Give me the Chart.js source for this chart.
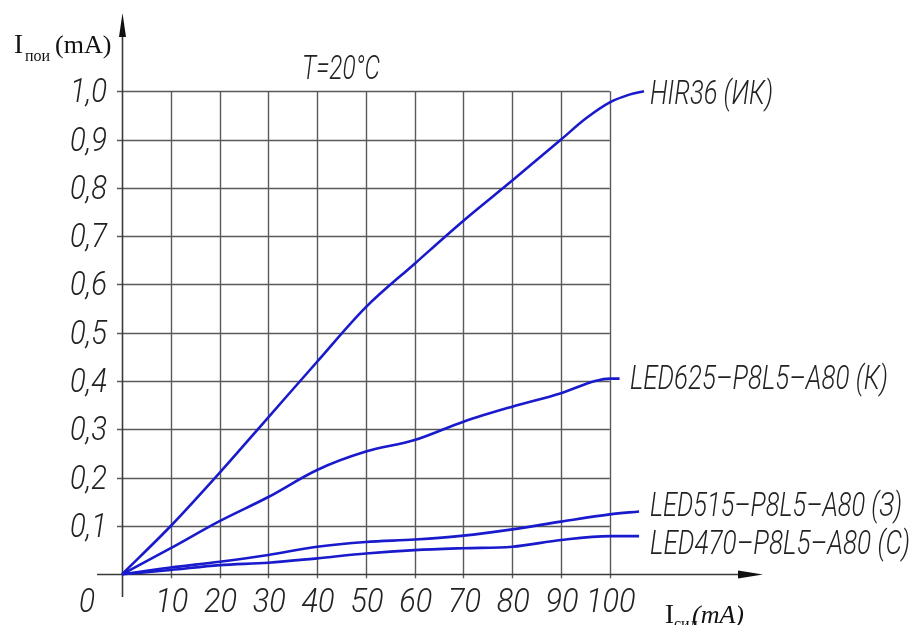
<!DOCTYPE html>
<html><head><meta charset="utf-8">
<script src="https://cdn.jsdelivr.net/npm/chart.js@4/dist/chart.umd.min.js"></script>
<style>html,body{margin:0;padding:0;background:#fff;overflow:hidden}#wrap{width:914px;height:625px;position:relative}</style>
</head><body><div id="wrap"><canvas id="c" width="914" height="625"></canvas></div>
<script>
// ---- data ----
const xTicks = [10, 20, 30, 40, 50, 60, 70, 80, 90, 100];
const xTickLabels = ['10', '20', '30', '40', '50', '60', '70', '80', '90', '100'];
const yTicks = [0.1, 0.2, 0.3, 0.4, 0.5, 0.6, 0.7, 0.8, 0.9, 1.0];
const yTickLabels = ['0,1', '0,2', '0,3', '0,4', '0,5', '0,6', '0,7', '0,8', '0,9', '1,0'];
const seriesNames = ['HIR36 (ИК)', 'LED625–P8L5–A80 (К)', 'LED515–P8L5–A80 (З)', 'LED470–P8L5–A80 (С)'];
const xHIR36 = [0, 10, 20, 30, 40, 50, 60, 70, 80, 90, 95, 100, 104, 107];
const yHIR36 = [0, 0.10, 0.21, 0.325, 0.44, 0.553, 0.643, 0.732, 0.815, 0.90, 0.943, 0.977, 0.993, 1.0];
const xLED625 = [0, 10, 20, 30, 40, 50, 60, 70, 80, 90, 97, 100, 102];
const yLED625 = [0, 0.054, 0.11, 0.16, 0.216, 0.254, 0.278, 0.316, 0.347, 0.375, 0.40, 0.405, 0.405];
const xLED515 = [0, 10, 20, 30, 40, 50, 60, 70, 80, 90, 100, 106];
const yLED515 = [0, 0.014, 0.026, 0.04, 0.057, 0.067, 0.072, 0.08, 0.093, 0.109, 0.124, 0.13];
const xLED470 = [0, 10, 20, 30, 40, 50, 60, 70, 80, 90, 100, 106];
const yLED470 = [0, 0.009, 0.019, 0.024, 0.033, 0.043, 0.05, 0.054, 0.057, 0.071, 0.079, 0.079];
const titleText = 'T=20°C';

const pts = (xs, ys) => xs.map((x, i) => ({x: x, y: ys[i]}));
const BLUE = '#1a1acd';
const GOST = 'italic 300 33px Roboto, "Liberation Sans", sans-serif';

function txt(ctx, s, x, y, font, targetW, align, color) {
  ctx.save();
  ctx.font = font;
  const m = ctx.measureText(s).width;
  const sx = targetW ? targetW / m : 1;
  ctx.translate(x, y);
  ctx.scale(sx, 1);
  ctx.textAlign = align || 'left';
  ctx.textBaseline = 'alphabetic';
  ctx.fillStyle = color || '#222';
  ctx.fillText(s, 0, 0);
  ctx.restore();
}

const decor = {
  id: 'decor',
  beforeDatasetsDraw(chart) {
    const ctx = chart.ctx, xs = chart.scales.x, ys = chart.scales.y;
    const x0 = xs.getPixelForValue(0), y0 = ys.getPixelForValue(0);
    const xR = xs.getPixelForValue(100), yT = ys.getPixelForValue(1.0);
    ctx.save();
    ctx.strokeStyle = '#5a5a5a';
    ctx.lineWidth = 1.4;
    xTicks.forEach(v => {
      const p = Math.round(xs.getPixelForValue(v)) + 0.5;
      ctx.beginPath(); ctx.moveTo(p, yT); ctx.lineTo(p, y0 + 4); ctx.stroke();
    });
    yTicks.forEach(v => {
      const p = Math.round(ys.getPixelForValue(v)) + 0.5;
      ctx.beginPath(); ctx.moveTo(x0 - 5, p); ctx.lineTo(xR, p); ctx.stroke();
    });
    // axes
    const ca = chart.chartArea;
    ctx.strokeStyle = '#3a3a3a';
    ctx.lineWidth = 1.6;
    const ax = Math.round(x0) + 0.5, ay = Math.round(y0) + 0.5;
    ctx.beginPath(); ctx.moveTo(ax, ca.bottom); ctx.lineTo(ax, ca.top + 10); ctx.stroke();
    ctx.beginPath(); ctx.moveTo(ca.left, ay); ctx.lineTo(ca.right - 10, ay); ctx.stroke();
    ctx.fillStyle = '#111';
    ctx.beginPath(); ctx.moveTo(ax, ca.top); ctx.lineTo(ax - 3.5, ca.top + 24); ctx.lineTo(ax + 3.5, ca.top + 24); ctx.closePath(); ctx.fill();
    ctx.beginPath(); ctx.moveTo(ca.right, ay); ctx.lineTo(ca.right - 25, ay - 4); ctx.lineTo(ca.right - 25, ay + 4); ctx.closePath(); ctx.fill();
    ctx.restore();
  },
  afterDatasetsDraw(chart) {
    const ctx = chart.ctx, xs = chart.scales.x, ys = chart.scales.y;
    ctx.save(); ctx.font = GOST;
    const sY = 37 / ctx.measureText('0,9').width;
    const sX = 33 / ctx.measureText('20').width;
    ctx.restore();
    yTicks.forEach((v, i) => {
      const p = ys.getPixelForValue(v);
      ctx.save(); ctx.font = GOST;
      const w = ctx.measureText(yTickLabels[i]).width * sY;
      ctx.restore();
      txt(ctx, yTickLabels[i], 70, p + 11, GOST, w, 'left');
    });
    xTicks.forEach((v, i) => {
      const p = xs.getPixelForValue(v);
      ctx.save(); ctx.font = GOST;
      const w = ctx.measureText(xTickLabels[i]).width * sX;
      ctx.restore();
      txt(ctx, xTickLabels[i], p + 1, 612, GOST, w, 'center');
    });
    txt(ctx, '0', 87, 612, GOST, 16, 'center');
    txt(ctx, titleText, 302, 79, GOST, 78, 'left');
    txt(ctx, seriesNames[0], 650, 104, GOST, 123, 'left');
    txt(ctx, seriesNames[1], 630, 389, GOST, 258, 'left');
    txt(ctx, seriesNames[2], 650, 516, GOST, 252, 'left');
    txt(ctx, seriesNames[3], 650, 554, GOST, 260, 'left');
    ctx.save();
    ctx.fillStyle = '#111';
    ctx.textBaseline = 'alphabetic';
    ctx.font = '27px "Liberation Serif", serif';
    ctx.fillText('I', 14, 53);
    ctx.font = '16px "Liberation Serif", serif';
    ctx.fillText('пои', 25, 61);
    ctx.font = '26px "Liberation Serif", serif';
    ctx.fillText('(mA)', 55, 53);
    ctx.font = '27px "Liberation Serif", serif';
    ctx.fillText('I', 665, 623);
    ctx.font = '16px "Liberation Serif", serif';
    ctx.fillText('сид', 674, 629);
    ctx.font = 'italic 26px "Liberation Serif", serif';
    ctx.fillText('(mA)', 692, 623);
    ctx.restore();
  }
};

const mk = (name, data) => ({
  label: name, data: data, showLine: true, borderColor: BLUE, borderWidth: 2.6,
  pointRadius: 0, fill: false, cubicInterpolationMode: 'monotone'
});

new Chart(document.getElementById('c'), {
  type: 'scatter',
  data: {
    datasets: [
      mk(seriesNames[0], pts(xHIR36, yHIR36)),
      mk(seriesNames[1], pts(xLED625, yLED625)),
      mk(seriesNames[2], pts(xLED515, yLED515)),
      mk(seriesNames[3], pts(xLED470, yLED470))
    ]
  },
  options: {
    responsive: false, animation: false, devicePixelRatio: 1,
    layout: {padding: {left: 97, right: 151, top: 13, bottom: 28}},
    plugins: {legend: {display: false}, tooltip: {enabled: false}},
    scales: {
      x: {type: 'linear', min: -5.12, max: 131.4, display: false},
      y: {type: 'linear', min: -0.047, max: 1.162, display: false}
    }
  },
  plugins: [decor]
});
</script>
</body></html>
:::::
Problem description
Restate the listing above word for word, and skip the pictures.

Solved exercise
Give me the Chart.js source for this chart.
<!DOCTYPE html>
<html><head><meta charset="utf-8">
<script src="https://cdn.jsdelivr.net/npm/chart.js@4/dist/chart.umd.min.js"></script>
<style>html,body{margin:0;padding:0;background:#fff;overflow:hidden}#wrap{width:914px;height:625px;position:relative}</style>
</head><body><div id="wrap"><canvas id="c" width="914" height="625"></canvas></div>
<script>
// ---- data ----
const xTicks = [10, 20, 30, 40, 50, 60, 70, 80, 90, 100];
const xTickLabels = ['10', '20', '30', '40', '50', '60', '70', '80', '90', '100'];
const yTicks = [0.1, 0.2, 0.3, 0.4, 0.5, 0.6, 0.7, 0.8, 0.9, 1.0];
const yTickLabels = ['0,1', '0,2', '0,3', '0,4', '0,5', '0,6', '0,7', '0,8', '0,9', '1,0'];
const seriesNames = ['HIR36 (ИК)', 'LED625–P8L5–A80 (К)', 'LED515–P8L5–A80 (З)', 'LED470–P8L5–A80 (С)'];
const xHIR36 = [0, 10, 20, 30, 40, 50, 60, 70, 80, 90, 95, 100, 104, 107];
const yHIR36 = [0, 0.10, 0.21, 0.325, 0.44, 0.553, 0.643, 0.732, 0.815, 0.90, 0.943, 0.977, 0.993, 1.0];
const xLED625 = [0, 10, 20, 30, 40, 50, 60, 70, 80, 90, 97, 100, 102];
const yLED625 = [0, 0.054, 0.11, 0.16, 0.216, 0.254, 0.278, 0.316, 0.347, 0.375, 0.40, 0.405, 0.405];
const xLED515 = [0, 10, 20, 30, 40, 50, 60, 70, 80, 90, 100, 106];
const yLED515 = [0, 0.014, 0.026, 0.04, 0.057, 0.067, 0.072, 0.08, 0.093, 0.109, 0.124, 0.13];
const xLED470 = [0, 10, 20, 30, 40, 50, 60, 70, 80, 90, 100, 106];
const yLED470 = [0, 0.009, 0.019, 0.024, 0.033, 0.043, 0.05, 0.054, 0.057, 0.071, 0.079, 0.079];
const titleText = 'T=20°C';

const pts = (xs, ys) => xs.map((x, i) => ({x: x, y: ys[i]}));
const BLUE = '#1a1acd';
const GOST = 'italic 300 33px Roboto, "Liberation Sans", sans-serif';

function txt(ctx, s, x, y, font, targetW, align, color) {
  ctx.save();
  ctx.font = font;
  const m = ctx.measureText(s).width;
  const sx = targetW ? targetW / m : 1;
  ctx.translate(x, y);
  ctx.scale(sx, 1);
  ctx.textAlign = align || 'left';
  ctx.textBaseline = 'alphabetic';
  ctx.fillStyle = color || '#222';
  ctx.fillText(s, 0, 0);
  ctx.restore();
}

const decor = {
  id: 'decor',
  beforeDatasetsDraw(chart) {
    const ctx = chart.ctx, xs = chart.scales.x, ys = chart.scales.y;
    const x0 = xs.getPixelForValue(0), y0 = ys.getPixelForValue(0);
    const xR = xs.getPixelForValue(100), yT = ys.getPixelForValue(1.0);
    ctx.save();
    ctx.strokeStyle = '#5a5a5a';
    ctx.lineWidth = 1.4;
    xTicks.forEach(v => {
      const p = Math.round(xs.getPixelForValue(v)) + 0.5;
      ctx.beginPath(); ctx.moveTo(p, yT); ctx.lineTo(p, y0 + 4); ctx.stroke();
    });
    yTicks.forEach(v => {
      const p = Math.round(ys.getPixelForValue(v)) + 0.5;
      ctx.beginPath(); ctx.moveTo(x0 - 5, p); ctx.lineTo(xR, p); ctx.stroke();
    });
    // axes
    const ca = chart.chartArea;
    ctx.strokeStyle = '#3a3a3a';
    ctx.lineWidth = 1.6;
    const ax = Math.round(x0) + 0.5, ay = Math.round(y0) + 0.5;
    ctx.beginPath(); ctx.moveTo(ax, ca.bottom); ctx.lineTo(ax, ca.top + 10); ctx.stroke();
    ctx.beginPath(); ctx.moveTo(ca.left, ay); ctx.lineTo(ca.right - 10, ay); ctx.stroke();
    ctx.fillStyle = '#111';
    ctx.beginPath(); ctx.moveTo(ax, ca.top); ctx.lineTo(ax - 3.5, ca.top + 24); ctx.lineTo(ax + 3.5, ca.top + 24); ctx.closePath(); ctx.fill();
    ctx.beginPath(); ctx.moveTo(ca.right, ay); ctx.lineTo(ca.right - 25, ay - 4); ctx.lineTo(ca.right - 25, ay + 4); ctx.closePath(); ctx.fill();
    ctx.restore();
  },
  afterDatasetsDraw(chart) {
    const ctx = chart.ctx, xs = chart.scales.x, ys = chart.scales.y;
    ctx.save(); ctx.font = GOST;
    const sY = 37 / ctx.measureText('0,9').width;
    const sX = 33 / ctx.measureText('20').width;
    ctx.restore();
    yTicks.forEach((v, i) => {
      const p = ys.getPixelForValue(v);
      ctx.save(); ctx.font = GOST;
      const w = ctx.measureText(yTickLabels[i]).width * sY;
      ctx.restore();
      txt(ctx, yTickLabels[i], 70, p + 11, GOST, w, 'left');
    });
    xTicks.forEach((v, i) => {
      const p = xs.getPixelForValue(v);
      ctx.save(); ctx.font = GOST;
      const w = ctx.measureText(xTickLabels[i]).width * sX;
      ctx.restore();
      txt(ctx, xTickLabels[i], p + 1, 612, GOST, w, 'center');
    });
    txt(ctx, '0', 87, 612, GOST, 16, 'center');
    txt(ctx, titleText, 302, 79, GOST, 78, 'left');
    txt(ctx, seriesNames[0], 650, 104, GOST, 123, 'left');
    txt(ctx, seriesNames[1], 630, 389, GOST, 258, 'left');
    txt(ctx, seriesNames[2], 650, 516, GOST, 252, 'left');
    txt(ctx, seriesNames[3], 650, 554, GOST, 260, 'left');
    ctx.save();
    ctx.fillStyle = '#111';
    ctx.textBaseline = 'alphabetic';
    ctx.font = '27px "Liberation Serif", serif';
    ctx.fillText('I', 14, 53);
    ctx.font = '16px "Liberation Serif", serif';
    ctx.fillText('пои', 25, 61);
    ctx.font = '26px "Liberation Serif", serif';
    ctx.fillText('(mA)', 55, 53);
    ctx.font = '27px "Liberation Serif", serif';
    ctx.fillText('I', 665, 623);
    ctx.font = '16px "Liberation Serif", serif';
    ctx.fillText('сид', 674, 629);
    ctx.font = 'italic 26px "Liberation Serif", serif';
    ctx.fillText('(mA)', 692, 623);
    ctx.restore();
  }
};

const mk = (name, data) => ({
  label: name, data: data, showLine: true, borderColor: BLUE, borderWidth: 2.6,
  pointRadius: 0, fill: false, cubicInterpolationMode: 'monotone'
});

new Chart(document.getElementById('c'), {
  type: 'scatter',
  data: {
    datasets: [
      mk(seriesNames[0], pts(xHIR36, yHIR36)),
      mk(seriesNames[1], pts(xLED625, yLED625)),
      mk(seriesNames[2], pts(xLED515, yLED515)),
      mk(seriesNames[3], pts(xLED470, yLED470))
    ]
  },
  options: {
    responsive: false, animation: false, devicePixelRatio: 1,
    layout: {padding: {left: 97, right: 151, top: 13, bottom: 28}},
    plugins: {legend: {display: false}, tooltip: {enabled: false}},
    scales: {
      x: {type: 'linear', min: -5.12, max: 131.4, display: false},
      y: {type: 'linear', min: -0.047, max: 1.162, display: false}
    }
  },
  plugins: [decor]
});
</script>
</body></html>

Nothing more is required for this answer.